* EXERCISE INSTRUCTIONS
Search the material below for the word "code" and copy every line in which it occurs.

* MATERIAL

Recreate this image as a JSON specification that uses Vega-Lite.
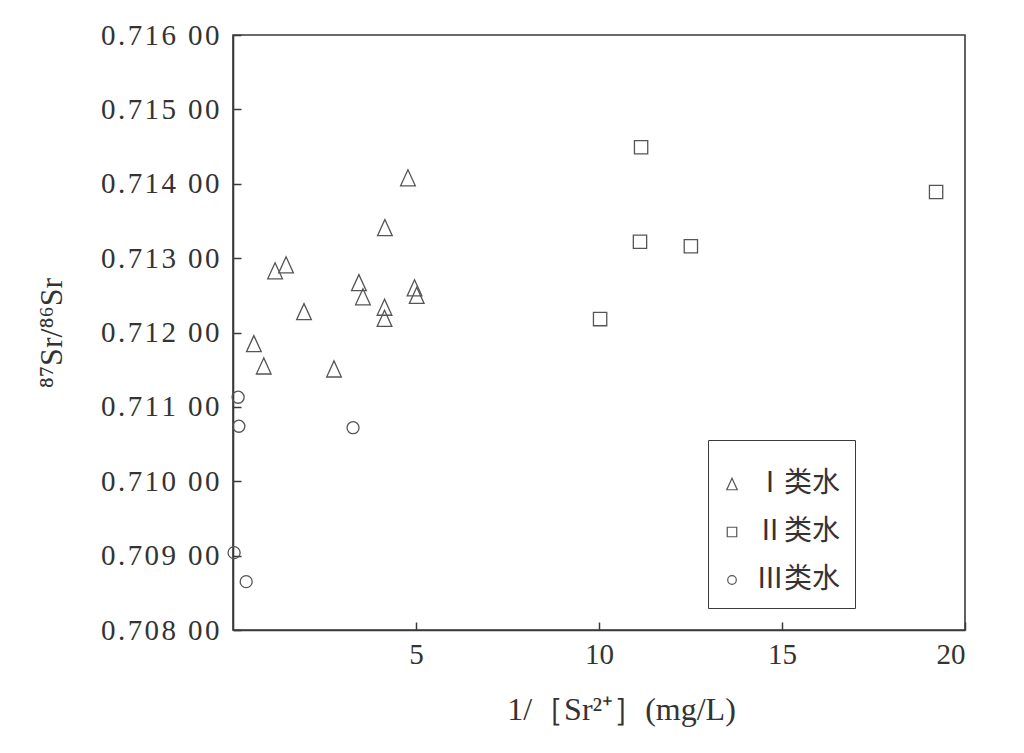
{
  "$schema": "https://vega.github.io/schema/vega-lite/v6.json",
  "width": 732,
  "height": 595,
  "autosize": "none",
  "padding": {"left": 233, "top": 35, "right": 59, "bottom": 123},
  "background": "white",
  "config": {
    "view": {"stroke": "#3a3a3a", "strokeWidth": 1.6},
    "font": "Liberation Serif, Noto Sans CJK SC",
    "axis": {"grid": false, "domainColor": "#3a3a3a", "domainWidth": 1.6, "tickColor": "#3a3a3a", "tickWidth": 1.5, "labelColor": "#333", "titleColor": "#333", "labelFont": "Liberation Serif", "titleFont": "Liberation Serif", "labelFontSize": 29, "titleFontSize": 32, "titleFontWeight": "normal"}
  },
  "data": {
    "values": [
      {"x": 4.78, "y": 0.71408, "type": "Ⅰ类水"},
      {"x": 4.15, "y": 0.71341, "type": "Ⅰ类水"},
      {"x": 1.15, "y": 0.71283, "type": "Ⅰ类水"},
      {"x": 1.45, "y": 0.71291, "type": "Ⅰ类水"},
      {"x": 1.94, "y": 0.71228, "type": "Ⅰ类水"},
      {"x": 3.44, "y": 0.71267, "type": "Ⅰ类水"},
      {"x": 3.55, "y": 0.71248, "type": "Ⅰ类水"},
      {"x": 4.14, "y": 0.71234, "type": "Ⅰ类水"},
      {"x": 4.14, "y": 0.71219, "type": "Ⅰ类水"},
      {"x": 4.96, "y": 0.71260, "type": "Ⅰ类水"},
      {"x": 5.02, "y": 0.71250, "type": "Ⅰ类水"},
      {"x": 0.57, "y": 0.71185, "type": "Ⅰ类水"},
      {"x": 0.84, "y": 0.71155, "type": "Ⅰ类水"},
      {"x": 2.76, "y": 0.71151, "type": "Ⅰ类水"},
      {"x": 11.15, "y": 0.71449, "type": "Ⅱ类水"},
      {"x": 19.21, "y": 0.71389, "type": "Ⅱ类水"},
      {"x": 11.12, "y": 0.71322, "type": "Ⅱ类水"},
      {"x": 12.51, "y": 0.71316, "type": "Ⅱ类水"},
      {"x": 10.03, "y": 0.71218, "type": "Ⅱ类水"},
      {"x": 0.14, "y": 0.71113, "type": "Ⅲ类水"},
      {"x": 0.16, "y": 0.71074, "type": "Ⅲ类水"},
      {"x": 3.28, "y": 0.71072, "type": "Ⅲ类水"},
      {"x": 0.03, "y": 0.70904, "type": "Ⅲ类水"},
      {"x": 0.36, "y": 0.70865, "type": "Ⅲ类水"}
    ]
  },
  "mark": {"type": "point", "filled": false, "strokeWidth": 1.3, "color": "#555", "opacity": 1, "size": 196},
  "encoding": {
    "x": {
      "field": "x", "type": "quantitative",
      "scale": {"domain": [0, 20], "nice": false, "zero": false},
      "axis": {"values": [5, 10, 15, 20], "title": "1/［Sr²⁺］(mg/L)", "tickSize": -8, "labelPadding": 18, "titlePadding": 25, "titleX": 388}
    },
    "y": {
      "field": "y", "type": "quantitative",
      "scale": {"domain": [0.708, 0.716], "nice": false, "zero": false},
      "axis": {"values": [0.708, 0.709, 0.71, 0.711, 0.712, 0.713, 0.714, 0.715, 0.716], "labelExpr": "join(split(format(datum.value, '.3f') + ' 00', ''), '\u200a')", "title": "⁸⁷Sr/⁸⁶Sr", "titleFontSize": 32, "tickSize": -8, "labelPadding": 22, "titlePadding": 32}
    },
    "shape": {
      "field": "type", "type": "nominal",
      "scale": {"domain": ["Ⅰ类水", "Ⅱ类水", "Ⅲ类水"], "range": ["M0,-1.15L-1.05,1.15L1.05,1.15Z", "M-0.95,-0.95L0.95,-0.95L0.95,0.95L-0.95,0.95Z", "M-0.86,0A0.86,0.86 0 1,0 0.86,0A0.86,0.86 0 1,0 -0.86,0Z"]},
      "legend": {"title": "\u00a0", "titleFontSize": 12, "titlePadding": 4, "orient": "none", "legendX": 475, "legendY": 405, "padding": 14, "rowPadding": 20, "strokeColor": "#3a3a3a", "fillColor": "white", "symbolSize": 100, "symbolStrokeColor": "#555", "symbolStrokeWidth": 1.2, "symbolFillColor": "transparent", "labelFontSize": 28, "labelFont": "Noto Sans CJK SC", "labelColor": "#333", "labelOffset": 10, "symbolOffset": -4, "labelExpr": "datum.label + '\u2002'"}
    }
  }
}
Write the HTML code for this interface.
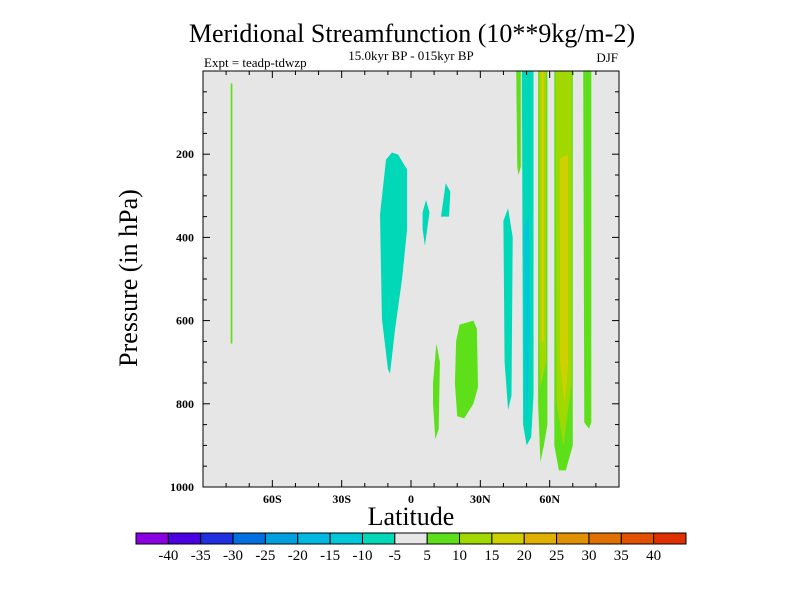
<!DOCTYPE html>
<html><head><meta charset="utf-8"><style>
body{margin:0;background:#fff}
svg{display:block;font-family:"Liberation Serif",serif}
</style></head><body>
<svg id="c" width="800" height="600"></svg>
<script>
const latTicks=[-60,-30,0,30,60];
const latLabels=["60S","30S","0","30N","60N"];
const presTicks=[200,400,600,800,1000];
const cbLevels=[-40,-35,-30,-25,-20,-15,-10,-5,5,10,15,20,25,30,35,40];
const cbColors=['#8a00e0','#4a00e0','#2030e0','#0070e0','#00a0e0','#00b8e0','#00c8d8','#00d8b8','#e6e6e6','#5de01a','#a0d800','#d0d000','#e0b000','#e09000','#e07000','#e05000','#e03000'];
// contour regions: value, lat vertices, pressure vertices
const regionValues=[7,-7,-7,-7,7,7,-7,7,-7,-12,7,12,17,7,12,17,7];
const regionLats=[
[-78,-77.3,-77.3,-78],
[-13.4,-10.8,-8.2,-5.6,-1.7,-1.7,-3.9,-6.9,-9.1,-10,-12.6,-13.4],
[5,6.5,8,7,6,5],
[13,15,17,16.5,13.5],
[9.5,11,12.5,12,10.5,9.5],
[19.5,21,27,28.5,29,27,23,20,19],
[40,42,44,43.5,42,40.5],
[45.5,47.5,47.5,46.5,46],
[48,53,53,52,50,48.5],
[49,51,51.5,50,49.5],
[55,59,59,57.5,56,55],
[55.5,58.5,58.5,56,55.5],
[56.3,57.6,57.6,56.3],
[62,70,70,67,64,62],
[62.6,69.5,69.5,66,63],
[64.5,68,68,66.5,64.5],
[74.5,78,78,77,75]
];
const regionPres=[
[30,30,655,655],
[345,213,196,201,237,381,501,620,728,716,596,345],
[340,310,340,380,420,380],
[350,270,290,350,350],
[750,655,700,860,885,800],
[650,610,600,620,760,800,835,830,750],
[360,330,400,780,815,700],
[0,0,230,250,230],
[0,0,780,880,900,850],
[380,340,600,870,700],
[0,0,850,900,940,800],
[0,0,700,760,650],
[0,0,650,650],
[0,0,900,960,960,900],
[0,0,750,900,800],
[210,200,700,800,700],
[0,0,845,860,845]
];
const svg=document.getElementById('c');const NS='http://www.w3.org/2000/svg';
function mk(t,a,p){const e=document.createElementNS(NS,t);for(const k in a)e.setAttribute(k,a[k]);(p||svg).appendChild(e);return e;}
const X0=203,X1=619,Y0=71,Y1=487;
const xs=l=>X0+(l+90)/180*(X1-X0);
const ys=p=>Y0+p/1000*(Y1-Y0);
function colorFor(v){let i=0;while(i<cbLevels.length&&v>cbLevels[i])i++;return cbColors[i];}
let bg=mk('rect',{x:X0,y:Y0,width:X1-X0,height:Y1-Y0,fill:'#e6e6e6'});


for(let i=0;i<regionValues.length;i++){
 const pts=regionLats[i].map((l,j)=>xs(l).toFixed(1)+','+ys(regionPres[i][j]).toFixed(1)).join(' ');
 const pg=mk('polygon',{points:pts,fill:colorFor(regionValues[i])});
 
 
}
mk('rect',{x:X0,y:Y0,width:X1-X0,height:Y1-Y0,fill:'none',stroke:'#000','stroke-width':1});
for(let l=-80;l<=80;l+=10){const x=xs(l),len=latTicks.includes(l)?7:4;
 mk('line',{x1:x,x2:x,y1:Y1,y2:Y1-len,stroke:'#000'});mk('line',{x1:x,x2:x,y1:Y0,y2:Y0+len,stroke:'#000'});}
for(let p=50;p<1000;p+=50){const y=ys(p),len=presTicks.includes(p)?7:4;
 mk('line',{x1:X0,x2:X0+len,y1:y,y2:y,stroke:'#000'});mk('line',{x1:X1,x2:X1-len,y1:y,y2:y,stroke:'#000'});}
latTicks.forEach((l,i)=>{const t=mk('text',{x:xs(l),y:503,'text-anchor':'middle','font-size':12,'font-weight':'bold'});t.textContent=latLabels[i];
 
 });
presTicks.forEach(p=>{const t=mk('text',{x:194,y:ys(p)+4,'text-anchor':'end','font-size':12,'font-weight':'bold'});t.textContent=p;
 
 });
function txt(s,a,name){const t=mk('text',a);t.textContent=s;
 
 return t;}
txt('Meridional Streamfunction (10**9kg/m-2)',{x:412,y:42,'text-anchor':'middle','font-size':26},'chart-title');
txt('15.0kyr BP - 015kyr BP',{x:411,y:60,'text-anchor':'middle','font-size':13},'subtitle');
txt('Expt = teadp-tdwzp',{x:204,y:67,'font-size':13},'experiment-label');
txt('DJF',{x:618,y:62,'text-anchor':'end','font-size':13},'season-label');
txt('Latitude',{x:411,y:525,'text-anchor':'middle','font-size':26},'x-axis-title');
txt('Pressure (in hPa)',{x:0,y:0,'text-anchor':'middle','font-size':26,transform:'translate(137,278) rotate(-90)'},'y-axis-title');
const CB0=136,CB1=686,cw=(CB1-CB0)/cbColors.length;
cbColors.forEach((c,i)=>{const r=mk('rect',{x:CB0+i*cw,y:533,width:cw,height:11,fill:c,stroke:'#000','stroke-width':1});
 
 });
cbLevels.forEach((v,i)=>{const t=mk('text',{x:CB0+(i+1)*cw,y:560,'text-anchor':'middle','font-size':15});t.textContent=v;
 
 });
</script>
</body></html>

---

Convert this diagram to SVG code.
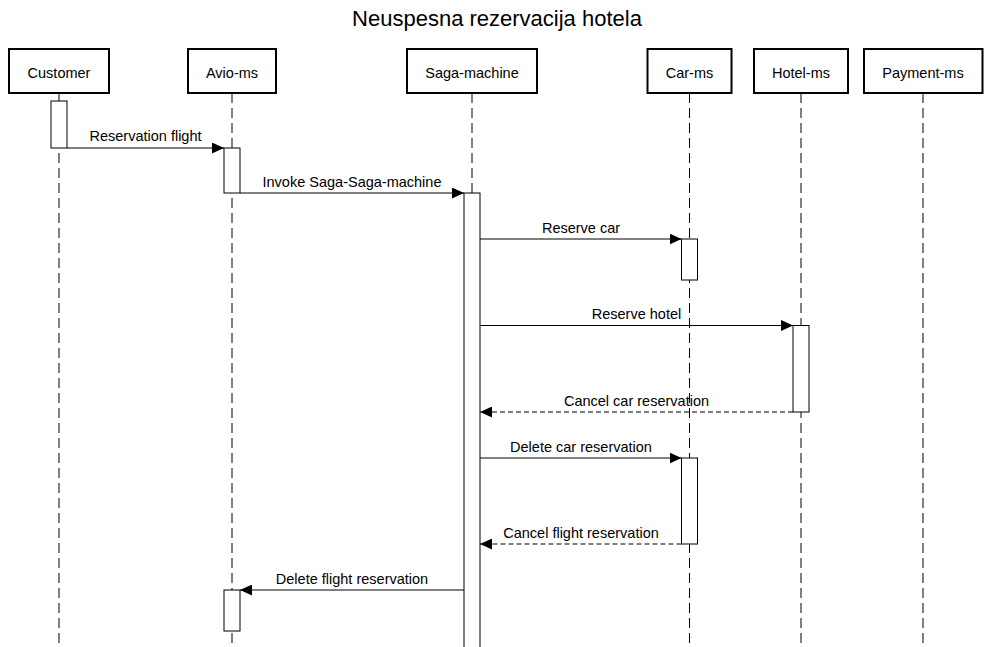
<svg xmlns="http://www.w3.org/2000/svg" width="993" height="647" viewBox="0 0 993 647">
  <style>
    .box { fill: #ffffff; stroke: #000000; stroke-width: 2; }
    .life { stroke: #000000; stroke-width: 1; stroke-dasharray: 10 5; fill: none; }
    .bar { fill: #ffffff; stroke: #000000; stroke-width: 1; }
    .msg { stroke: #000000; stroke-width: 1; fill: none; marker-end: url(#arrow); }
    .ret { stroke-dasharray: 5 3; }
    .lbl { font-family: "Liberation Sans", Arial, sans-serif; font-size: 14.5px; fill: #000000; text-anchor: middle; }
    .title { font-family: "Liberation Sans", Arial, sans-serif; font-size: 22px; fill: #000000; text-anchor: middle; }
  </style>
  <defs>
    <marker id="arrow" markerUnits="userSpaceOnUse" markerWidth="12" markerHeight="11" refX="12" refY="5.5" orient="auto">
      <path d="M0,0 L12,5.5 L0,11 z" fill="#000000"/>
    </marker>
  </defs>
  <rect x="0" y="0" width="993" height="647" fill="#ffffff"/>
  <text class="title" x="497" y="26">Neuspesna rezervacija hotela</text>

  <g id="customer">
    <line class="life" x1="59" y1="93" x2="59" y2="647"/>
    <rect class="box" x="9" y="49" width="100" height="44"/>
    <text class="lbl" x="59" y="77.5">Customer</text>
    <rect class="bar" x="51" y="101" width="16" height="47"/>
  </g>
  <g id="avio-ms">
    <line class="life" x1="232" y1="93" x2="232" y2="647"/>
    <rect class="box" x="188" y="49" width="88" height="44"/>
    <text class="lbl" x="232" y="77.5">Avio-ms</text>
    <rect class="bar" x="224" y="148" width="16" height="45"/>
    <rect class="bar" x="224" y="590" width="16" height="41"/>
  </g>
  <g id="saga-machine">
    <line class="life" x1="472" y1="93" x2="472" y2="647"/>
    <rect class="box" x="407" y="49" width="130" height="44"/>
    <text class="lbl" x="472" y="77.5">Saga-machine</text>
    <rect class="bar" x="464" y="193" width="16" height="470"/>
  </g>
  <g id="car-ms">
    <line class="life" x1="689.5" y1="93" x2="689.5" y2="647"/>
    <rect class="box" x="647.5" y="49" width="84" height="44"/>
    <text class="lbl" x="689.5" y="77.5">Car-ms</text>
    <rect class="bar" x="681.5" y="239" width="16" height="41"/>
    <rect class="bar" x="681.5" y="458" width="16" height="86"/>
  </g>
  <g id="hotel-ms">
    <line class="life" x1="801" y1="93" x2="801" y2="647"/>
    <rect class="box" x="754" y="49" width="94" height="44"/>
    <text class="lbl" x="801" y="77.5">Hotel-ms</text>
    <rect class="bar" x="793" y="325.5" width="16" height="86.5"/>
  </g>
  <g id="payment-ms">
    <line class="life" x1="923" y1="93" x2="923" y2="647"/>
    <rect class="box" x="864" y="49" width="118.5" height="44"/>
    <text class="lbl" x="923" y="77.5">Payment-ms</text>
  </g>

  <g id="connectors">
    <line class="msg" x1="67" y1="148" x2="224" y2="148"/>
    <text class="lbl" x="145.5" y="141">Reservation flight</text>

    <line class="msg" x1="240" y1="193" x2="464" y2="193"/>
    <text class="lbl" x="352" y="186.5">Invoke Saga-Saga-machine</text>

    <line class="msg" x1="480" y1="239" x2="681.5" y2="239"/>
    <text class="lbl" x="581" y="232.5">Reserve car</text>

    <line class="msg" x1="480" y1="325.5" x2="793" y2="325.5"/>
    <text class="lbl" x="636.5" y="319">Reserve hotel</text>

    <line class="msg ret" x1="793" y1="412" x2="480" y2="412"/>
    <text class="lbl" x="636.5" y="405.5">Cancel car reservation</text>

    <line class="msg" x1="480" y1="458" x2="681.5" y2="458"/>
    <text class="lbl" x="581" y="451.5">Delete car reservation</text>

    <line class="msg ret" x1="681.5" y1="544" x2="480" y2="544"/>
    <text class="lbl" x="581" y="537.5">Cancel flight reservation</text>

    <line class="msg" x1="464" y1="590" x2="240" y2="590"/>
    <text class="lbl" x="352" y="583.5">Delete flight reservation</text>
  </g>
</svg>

* * *

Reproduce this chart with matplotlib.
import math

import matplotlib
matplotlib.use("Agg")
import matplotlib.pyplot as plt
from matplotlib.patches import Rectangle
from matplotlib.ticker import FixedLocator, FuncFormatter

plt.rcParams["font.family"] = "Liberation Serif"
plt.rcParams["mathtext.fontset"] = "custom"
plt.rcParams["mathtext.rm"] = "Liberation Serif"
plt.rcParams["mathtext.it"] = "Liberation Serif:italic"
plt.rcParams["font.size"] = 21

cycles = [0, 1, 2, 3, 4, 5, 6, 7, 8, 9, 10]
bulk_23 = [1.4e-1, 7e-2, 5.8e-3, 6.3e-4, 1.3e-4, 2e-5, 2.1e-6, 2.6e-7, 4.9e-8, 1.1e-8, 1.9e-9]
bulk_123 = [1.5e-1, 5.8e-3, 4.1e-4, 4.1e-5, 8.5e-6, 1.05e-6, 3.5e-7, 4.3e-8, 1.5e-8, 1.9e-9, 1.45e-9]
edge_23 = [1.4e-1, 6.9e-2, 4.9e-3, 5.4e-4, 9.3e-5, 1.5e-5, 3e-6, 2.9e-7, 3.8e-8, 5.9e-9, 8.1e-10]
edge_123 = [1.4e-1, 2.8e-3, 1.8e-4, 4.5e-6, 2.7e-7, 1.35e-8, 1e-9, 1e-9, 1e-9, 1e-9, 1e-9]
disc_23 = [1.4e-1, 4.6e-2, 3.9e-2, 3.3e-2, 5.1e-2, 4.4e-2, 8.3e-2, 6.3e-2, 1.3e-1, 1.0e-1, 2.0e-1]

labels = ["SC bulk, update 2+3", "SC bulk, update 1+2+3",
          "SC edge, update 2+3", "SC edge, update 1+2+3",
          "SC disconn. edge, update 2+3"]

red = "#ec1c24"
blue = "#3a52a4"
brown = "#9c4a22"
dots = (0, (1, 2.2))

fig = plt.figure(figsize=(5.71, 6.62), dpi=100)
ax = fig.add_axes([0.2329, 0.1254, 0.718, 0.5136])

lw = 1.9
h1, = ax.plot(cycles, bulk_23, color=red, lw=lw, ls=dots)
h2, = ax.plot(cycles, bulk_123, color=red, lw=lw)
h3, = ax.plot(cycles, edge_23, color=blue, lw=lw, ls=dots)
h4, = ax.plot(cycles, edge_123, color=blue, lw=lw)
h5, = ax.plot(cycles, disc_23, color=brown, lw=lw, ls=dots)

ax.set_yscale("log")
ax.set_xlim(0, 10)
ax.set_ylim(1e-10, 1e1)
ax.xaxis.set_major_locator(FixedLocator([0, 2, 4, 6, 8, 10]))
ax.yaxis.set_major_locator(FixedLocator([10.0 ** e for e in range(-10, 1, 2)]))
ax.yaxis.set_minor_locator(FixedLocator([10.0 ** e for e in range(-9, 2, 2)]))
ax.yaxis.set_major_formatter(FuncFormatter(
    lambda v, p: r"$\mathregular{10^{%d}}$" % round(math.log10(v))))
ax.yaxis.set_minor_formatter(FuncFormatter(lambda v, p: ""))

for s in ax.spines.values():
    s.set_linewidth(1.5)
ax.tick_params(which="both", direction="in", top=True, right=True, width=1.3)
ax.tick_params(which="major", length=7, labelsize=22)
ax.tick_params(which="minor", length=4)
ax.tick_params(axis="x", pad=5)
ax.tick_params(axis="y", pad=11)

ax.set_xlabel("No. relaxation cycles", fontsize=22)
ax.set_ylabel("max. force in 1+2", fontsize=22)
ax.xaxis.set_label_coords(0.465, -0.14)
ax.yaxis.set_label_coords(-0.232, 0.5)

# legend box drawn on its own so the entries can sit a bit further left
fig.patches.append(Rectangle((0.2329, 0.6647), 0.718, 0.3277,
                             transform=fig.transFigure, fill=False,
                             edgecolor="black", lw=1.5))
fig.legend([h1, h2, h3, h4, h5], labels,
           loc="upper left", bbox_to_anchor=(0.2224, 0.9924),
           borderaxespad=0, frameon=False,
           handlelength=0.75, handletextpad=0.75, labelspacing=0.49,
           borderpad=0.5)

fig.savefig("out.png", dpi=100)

* CORRECT ANSWER
Write the HTML code for this interface.
Convert this diagram to SVG code.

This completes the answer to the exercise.